Sean cavanagh (1/23/2013)
From these descriptions, these two options appear to be mutually exclusive, yet they are presented as check boxes such that both can be selected. I would have expected radio buttons such that only one could be selected. Would you know how these work together?
Thanks, Sean

Not mutually exclusive at all, you are specifying the actions that the cluster service should take if a restart of the failed resource is unsuccessful.

If all the attempted restarts fail too (i.e. the 3 retrys within 15 minutes) then specify what should happen here.

-----------------------------------------------------------------------------------------------------------

"Ya can't make an omelette without breaking just a few eggs" 😉

Sean cavanagh Old Hand Points: 324 More actions · Answer 4

Well, the wording seems pretty ambiguous to me:

X - "If restart is unsuccessful, fail over ... "

X - "If all the restart attempts fail, begin restarting again ... "

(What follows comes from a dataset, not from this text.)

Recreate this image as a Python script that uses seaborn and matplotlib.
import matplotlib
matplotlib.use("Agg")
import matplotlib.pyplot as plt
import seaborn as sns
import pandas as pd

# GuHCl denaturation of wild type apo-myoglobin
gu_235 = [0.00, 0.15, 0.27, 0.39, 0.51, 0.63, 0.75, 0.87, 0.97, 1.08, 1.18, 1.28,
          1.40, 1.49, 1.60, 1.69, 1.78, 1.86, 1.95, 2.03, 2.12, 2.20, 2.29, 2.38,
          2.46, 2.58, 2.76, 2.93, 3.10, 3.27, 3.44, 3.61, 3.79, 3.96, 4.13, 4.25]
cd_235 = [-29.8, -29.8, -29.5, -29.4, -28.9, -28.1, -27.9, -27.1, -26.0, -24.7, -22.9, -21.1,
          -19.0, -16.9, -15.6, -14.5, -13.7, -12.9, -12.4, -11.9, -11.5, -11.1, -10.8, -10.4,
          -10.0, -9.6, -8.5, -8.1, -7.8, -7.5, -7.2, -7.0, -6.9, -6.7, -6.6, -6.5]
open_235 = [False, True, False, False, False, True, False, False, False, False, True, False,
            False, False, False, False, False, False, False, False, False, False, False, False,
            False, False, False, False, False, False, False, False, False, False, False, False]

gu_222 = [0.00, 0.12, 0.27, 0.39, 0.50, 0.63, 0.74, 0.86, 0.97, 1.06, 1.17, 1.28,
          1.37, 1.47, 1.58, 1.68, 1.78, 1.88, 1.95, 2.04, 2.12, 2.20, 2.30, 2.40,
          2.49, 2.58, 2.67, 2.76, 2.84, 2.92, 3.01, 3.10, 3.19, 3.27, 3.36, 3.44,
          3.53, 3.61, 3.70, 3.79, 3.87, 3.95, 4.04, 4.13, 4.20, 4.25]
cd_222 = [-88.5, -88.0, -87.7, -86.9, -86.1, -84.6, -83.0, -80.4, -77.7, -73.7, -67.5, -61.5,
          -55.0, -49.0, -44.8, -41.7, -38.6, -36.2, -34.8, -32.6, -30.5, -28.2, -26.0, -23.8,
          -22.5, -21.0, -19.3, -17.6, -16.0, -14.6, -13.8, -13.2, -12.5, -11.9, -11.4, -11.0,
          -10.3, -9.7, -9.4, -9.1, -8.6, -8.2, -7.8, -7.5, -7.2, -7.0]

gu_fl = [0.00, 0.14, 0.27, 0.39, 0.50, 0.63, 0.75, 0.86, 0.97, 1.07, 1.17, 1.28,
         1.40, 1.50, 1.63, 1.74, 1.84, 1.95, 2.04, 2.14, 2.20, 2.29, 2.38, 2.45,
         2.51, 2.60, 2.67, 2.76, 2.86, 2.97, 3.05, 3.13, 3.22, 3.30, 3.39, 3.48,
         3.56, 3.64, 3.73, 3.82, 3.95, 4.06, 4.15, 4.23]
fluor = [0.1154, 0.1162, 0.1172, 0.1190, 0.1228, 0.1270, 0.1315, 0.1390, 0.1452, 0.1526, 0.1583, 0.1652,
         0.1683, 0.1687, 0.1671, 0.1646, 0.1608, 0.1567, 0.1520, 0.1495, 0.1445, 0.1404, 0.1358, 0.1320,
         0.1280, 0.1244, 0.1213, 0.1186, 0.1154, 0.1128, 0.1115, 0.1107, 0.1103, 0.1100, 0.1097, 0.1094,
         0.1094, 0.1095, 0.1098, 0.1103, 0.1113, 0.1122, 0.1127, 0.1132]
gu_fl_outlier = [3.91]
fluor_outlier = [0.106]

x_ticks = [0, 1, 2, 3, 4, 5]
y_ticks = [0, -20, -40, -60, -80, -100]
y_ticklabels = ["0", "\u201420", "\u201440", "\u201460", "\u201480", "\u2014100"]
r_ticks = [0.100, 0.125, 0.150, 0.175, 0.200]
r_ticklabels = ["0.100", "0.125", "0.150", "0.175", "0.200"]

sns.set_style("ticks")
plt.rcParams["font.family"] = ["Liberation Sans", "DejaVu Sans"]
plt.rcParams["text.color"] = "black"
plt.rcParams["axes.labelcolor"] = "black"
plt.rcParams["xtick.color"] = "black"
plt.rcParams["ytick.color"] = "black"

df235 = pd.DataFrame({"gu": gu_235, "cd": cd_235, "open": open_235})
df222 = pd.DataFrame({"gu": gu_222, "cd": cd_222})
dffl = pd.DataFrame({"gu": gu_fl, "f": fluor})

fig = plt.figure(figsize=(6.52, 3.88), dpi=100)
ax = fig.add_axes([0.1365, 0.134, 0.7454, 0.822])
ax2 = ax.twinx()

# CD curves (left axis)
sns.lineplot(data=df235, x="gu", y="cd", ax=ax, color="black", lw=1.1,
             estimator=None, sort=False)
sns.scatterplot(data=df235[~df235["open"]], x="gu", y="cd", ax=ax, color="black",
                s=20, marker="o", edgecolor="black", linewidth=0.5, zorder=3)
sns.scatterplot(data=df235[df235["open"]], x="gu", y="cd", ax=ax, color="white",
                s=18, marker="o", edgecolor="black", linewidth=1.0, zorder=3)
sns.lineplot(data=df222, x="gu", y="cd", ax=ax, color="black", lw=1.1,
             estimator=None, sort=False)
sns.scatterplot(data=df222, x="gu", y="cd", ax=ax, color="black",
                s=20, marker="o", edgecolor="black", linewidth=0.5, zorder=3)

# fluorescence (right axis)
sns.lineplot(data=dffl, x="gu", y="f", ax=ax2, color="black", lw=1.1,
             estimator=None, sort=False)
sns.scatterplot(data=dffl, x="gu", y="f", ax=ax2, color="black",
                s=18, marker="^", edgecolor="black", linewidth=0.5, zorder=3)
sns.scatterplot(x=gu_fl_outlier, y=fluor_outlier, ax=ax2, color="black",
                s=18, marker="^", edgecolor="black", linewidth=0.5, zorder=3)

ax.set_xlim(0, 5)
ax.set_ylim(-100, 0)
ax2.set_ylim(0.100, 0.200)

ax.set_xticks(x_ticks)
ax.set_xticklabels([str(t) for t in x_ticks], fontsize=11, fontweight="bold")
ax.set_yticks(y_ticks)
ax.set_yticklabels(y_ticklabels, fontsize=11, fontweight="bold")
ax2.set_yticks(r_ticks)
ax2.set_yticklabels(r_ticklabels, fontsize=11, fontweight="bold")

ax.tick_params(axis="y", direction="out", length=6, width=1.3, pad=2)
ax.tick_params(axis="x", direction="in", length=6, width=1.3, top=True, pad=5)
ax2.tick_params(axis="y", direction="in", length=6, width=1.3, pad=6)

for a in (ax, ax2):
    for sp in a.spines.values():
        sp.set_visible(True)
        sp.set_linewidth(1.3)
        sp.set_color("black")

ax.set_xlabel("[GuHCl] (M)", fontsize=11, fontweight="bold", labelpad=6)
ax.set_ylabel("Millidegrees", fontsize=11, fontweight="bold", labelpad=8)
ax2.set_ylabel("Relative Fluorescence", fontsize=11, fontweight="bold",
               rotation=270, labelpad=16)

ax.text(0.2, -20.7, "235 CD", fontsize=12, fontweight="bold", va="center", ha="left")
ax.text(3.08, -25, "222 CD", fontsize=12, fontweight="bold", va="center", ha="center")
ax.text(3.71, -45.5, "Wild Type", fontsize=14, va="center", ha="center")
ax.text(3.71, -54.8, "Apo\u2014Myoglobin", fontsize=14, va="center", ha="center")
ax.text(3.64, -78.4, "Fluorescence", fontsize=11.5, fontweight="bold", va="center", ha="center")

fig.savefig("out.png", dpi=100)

That sounds mutually exclusive. But regardless, I'm assuming the last choice probably trumps the first one.

The reason I'm delving into this, is to try to troubleshoot a cluster incident that happened back in September, before I was hired. I'm looking at the Cluster config parameters to try to determine the possible causes. Apparently a cluster resource failed, but the cluster never failed over. My suspicion is the restart policies that are set:

"If Resource Fails, attempt restart on current node" is selected, with values:

Period for restarts: 15:00 mins

Maximum restarts: 1

"If restart is unsuccessful, fail over all resources in this service or application", is selected

"If all the restart attempts fail, begin restarting again after the specified period (hh:mm)", is selected with a value of 6 hours (!?!)

I suspect this last parameter is what shot them in the foot.

BTW, thanks for the quick and informative replies.